Provided entries:
------------------------------------
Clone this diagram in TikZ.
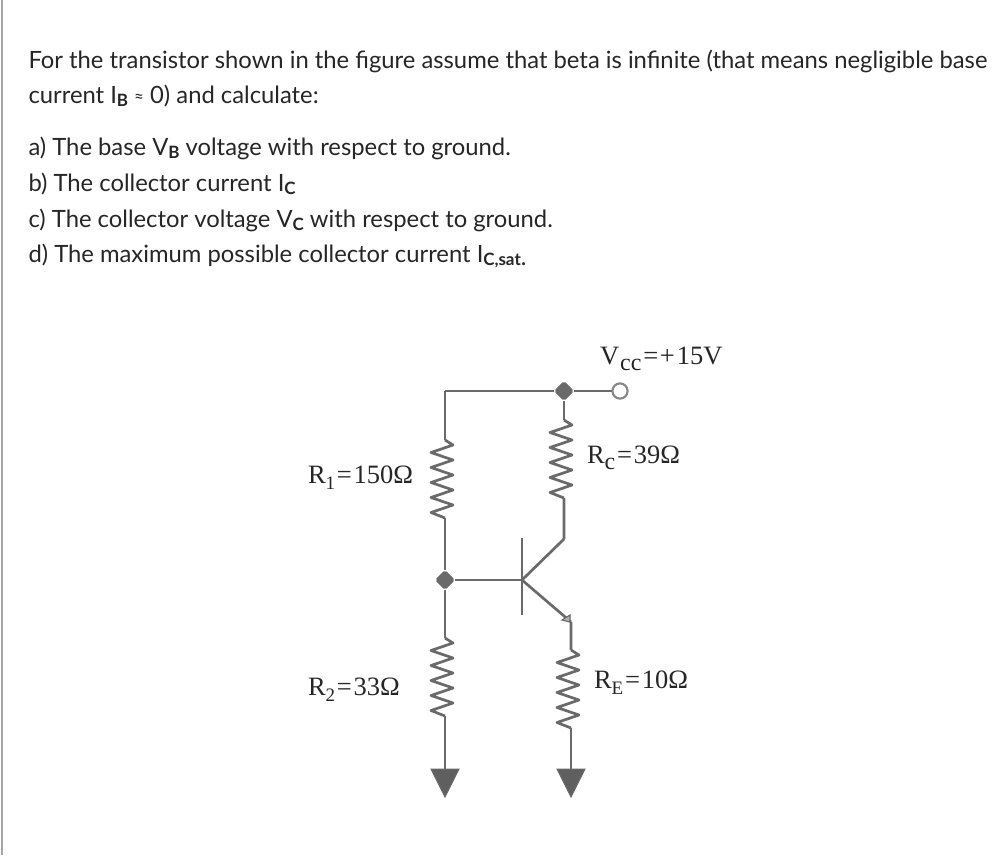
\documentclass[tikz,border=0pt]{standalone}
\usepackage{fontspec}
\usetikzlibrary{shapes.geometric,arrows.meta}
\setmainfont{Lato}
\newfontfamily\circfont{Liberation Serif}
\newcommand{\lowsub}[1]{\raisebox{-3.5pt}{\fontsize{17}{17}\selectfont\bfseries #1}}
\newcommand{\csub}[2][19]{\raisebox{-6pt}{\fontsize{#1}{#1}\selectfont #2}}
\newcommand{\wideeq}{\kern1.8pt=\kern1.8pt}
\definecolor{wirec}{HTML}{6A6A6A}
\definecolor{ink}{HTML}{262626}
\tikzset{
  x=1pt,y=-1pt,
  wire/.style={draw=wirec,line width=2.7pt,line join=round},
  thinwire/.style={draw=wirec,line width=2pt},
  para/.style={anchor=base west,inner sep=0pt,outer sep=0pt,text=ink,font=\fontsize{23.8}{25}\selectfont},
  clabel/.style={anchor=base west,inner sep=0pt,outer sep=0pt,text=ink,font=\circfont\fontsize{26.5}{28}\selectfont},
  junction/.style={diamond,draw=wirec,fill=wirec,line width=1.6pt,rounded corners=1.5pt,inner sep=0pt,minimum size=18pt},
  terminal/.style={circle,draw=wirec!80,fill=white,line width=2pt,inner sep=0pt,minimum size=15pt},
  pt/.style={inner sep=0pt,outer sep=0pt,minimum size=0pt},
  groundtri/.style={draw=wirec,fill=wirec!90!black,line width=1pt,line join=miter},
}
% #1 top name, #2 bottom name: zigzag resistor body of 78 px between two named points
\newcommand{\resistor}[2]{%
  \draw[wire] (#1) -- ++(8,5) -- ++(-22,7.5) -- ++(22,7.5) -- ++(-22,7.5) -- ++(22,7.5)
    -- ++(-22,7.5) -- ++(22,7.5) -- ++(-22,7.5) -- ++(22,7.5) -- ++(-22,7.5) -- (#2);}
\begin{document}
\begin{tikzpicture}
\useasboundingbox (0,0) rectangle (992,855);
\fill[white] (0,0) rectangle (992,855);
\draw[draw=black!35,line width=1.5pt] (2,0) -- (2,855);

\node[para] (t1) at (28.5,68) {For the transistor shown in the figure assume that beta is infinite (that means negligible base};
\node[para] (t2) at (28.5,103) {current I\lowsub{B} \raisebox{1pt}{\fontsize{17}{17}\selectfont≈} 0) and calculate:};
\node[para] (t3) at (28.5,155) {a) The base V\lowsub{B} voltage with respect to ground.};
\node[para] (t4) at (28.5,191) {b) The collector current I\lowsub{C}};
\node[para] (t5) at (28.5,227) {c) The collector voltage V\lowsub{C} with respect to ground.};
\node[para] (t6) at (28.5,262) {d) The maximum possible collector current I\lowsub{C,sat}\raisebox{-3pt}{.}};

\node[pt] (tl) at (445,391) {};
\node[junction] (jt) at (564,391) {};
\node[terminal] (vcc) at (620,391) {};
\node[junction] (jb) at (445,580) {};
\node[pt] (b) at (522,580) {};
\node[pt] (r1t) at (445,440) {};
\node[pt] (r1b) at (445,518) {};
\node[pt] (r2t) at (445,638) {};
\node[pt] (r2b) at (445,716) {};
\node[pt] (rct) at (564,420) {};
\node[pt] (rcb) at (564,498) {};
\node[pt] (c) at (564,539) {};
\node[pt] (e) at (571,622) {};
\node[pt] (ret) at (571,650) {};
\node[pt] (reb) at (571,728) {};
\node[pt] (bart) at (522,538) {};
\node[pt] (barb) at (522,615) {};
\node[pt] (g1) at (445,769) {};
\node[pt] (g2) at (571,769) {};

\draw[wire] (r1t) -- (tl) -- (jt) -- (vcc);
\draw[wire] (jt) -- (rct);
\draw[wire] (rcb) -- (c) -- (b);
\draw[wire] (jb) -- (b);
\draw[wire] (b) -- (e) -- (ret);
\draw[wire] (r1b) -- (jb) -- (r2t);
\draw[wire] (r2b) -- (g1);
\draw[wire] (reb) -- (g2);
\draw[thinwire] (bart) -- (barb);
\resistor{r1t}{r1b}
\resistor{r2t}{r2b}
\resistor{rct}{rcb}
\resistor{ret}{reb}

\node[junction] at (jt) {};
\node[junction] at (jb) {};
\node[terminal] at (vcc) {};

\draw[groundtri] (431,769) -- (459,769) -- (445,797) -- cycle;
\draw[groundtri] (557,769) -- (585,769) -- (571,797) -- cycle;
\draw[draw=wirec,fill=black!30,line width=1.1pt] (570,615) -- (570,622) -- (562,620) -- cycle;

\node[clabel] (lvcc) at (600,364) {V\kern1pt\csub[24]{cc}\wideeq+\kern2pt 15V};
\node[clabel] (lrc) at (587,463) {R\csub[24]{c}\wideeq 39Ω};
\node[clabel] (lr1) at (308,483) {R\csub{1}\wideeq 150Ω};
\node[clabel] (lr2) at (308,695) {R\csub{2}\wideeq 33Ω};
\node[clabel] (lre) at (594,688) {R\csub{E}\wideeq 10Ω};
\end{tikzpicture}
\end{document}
------------------------------------
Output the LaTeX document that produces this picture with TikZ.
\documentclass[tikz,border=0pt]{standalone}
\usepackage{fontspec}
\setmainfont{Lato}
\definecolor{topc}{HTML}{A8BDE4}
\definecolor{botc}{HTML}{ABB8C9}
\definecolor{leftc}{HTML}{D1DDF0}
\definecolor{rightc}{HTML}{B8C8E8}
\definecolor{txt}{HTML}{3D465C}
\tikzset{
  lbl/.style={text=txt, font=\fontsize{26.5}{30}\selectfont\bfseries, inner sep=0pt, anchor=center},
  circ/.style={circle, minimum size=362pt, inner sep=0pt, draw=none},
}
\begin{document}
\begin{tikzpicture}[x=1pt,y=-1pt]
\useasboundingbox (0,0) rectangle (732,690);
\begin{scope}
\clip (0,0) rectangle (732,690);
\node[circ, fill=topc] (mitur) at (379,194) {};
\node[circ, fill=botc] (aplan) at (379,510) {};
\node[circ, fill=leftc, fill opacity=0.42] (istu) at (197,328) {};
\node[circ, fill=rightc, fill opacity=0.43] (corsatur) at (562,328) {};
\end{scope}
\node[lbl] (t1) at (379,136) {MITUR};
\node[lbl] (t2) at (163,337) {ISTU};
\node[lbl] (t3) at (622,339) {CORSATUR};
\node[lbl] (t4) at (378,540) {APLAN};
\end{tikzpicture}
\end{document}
------------------------------------
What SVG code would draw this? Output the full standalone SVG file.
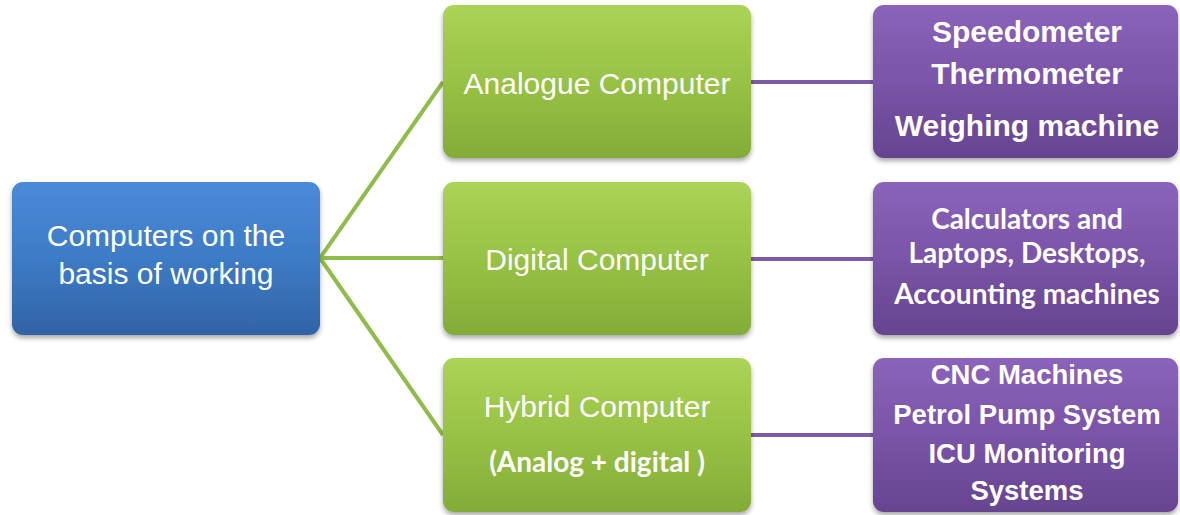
------------------------------------
Exercise instructions:
Find the lines that include the string "this", then copy each of them.

Correct answer:
Clone this diagram in TikZ.
Output the LaTeX document that produces this picture with TikZ.
What SVG code would draw this? Output the full standalone SVG file.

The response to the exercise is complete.